GREAT READS → MESORAH QUEST Issue 1005 · March 27, 2024

One Tribe Lost and Found   

High on isolated Indian cliffs, the Bnei Menashe are almost living Jewish

One Tribe Lost and Found   
Photos: Ari Greenspan

It wasn’t the first time we’d traveled to the backwaters of northeast India to examine the ancient communities claiming a connection to Lost Tribes of Israel. A few years back, Ari Zivotofsky and I paid a visit to several of the far-flung Bnei Menashe communities in the state of Manipur — with their tzitzis and yarmulke-clad young village men — near the Indian-Burmese border.

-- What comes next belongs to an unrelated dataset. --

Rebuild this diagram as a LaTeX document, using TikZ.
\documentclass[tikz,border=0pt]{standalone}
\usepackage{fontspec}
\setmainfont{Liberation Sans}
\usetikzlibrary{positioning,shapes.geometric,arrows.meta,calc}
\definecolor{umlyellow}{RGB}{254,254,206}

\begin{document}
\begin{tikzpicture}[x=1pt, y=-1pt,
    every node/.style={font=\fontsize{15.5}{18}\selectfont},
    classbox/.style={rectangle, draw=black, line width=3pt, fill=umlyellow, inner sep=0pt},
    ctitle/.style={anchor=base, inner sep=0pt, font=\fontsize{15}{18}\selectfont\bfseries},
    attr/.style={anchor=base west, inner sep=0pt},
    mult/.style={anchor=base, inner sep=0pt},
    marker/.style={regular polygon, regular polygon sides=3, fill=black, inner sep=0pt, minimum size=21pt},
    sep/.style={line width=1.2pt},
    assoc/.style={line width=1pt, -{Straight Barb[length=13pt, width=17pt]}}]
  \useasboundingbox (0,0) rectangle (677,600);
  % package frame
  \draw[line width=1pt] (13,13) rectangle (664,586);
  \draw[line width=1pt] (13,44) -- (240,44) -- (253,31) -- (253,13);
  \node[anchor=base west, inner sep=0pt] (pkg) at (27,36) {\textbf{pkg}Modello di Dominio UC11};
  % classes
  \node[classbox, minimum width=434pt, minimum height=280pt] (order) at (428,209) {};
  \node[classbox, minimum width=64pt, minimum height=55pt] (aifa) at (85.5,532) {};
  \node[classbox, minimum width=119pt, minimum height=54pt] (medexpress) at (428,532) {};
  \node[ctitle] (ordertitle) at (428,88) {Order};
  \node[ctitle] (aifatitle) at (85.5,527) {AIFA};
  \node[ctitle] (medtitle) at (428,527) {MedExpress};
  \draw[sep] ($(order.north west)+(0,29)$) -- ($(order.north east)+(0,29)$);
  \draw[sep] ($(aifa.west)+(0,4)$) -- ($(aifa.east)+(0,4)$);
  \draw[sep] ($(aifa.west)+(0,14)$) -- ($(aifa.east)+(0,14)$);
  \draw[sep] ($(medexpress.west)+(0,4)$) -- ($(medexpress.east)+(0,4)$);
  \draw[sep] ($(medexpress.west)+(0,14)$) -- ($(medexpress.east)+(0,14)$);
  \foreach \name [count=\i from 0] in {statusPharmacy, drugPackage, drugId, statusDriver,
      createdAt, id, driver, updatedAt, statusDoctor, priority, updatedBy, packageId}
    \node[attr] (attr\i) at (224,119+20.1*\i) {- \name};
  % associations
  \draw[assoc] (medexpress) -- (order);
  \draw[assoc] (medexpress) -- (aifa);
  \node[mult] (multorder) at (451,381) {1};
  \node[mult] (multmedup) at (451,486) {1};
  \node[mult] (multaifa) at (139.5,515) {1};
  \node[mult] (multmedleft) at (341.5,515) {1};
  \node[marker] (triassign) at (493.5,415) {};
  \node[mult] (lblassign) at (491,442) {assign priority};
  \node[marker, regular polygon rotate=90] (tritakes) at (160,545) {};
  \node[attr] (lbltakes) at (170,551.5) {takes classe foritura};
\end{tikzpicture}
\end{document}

But when our friend Rabbi Eliyahu Birnbaum of Israel’s chief rabbinate asked me to travel with him to India to do a mitzvah, I couldn’t turn down the opportunity: I was to act as the shaliach to deliver a get to a Jewish woman of the Bnei Menashe tribe who was languishing in an Indian prison. Never one to put off doing a mitzvah (especially if there’s an adventure involved), it was also a chance to revisit these unusual communities — this time in the adjacent state of Mizoram — and see how they’ve been faring, especially as the region has been racked by civil war.

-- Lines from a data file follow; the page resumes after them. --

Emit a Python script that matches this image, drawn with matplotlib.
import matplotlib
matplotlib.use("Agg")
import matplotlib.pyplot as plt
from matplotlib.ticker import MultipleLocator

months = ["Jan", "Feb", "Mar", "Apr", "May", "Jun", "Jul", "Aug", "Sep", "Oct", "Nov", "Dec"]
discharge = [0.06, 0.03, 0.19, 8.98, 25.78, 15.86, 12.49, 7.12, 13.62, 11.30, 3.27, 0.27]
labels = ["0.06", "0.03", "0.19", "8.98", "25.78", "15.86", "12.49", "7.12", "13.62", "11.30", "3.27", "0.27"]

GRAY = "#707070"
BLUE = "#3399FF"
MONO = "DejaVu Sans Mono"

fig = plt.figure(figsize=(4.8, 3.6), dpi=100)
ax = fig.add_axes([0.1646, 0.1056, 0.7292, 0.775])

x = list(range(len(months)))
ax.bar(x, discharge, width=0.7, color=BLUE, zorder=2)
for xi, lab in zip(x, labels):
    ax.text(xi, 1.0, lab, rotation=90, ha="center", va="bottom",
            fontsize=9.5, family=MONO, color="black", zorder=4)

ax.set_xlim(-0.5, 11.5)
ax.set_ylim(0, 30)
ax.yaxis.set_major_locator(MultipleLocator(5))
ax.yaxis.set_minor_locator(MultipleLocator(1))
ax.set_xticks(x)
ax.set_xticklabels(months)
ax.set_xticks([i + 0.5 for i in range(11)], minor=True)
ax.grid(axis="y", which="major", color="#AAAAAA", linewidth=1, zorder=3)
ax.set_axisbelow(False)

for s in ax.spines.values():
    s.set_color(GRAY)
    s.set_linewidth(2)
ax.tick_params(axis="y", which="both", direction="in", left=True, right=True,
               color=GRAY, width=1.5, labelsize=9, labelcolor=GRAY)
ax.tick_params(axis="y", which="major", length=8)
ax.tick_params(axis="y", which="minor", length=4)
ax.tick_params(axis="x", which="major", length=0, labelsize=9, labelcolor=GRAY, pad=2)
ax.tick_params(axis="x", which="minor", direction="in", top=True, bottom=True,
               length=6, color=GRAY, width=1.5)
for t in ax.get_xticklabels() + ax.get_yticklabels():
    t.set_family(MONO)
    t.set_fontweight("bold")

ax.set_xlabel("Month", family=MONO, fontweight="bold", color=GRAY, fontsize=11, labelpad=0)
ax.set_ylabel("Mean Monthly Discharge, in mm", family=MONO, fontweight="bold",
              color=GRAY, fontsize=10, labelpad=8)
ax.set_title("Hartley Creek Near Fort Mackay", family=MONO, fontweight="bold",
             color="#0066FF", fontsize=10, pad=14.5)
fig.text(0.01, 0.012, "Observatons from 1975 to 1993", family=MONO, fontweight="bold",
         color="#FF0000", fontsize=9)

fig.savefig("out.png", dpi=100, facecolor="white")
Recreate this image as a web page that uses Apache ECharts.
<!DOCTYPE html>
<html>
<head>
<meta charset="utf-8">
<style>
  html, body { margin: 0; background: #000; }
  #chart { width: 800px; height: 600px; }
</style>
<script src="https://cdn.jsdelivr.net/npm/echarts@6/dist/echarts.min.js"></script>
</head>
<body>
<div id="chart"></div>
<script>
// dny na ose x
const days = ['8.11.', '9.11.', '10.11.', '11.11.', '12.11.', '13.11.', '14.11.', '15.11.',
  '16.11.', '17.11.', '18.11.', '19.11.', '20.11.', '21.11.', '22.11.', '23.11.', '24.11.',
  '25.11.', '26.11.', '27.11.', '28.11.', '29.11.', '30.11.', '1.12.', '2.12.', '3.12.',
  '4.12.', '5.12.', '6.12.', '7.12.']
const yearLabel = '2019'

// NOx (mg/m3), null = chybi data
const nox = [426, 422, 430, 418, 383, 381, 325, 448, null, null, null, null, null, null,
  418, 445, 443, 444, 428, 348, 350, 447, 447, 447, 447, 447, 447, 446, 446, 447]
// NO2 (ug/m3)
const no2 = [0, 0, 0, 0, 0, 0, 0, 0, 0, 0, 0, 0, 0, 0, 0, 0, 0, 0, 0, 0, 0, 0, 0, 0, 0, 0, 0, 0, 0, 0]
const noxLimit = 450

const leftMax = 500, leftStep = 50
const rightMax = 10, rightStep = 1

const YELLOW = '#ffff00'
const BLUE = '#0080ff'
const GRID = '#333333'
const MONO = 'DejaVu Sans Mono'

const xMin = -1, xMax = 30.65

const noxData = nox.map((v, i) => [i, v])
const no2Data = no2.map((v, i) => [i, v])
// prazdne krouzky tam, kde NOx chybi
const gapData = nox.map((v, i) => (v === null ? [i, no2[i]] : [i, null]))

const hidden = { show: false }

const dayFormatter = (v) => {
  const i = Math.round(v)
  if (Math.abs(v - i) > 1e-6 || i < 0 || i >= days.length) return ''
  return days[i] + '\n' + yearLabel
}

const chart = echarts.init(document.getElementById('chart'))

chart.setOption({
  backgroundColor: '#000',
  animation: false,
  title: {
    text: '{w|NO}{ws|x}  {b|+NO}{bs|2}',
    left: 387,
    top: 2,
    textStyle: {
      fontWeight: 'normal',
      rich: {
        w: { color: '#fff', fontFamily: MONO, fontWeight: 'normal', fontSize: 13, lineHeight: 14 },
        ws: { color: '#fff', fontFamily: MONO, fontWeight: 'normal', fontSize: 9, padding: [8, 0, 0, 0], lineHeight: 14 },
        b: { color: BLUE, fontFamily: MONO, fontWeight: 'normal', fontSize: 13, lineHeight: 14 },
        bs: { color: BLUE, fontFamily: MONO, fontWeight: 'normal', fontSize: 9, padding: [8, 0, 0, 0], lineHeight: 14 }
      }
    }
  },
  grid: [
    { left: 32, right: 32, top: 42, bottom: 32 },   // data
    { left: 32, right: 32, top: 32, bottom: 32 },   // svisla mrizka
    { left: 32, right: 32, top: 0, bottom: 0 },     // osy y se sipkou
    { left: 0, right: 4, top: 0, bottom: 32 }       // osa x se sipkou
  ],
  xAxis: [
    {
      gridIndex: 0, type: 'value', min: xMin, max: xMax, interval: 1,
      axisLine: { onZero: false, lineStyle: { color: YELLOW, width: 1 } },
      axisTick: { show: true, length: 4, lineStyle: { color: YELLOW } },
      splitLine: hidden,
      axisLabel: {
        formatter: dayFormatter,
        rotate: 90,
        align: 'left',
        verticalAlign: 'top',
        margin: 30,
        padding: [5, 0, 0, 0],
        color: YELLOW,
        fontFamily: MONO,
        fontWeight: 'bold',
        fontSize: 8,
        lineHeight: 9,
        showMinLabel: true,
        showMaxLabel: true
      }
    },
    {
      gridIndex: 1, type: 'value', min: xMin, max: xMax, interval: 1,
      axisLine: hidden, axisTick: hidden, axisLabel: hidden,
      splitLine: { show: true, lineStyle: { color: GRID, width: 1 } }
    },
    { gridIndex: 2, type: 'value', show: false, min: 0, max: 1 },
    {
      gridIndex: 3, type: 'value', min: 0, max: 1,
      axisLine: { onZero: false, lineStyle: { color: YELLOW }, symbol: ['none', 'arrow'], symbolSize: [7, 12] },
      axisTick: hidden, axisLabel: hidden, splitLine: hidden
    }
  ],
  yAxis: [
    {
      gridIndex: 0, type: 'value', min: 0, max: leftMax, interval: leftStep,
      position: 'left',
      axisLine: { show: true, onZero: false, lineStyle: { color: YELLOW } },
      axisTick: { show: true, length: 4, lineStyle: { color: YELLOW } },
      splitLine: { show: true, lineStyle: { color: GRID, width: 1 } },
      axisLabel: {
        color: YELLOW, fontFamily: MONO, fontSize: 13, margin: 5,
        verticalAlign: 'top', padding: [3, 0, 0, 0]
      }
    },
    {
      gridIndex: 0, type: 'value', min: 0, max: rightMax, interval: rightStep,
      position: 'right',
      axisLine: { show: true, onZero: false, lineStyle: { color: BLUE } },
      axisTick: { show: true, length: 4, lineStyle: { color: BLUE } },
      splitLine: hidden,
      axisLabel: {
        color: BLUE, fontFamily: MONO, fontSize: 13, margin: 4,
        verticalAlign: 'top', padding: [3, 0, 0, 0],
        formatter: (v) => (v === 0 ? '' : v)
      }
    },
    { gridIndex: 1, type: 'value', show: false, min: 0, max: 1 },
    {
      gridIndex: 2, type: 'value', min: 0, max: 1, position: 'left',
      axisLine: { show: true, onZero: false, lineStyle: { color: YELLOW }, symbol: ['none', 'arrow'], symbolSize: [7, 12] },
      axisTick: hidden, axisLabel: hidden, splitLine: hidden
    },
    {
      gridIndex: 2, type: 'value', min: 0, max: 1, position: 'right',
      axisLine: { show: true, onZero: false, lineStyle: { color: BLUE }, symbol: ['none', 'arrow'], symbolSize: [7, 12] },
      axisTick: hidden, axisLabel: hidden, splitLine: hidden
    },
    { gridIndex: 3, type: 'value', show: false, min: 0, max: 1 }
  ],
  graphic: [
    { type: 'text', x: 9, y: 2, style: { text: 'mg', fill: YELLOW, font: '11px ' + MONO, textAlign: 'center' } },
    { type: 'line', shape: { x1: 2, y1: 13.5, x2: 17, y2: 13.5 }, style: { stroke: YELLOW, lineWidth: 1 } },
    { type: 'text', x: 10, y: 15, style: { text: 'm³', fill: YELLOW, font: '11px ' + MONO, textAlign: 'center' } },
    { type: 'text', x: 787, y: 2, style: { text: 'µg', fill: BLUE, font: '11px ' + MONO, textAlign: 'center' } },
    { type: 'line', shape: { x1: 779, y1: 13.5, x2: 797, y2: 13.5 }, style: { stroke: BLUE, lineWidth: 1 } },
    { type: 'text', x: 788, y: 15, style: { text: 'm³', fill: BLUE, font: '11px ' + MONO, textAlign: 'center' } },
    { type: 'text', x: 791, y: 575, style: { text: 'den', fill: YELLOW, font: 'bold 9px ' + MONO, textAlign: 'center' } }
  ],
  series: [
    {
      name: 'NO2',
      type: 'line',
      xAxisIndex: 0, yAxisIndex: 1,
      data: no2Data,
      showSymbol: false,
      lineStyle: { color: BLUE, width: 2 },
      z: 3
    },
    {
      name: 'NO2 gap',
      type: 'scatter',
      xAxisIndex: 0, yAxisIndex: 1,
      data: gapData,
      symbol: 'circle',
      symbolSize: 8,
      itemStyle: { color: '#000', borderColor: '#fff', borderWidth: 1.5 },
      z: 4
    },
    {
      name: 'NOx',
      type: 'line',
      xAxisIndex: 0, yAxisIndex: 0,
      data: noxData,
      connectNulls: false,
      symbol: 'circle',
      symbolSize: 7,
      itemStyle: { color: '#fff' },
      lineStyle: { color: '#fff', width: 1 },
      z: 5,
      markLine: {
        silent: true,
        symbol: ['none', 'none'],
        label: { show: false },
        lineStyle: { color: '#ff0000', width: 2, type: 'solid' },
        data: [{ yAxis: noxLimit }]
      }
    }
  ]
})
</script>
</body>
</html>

While many readers have surely come across halachic Bnei Menashe converts in Israel — the men in yarmulkes and the women in headscarves — seeing their ancient communities on the ground — before aliyah and conversion by the Israeli Chief Rabbinate — is always special and edifying.

I had planned to combine the trip with Simchas Torah, to observe how the Bnei Menashe observe the holiday. Not having been visited by a religious teacher for almost five years, the community was ecstatic when our little group arrived, especially after learning that I had brought milah equipment with me when I heard about a one-month-old baby who needed a bris. Welcome to the Bnei Menashe, the “almost” Jews of Mizoram.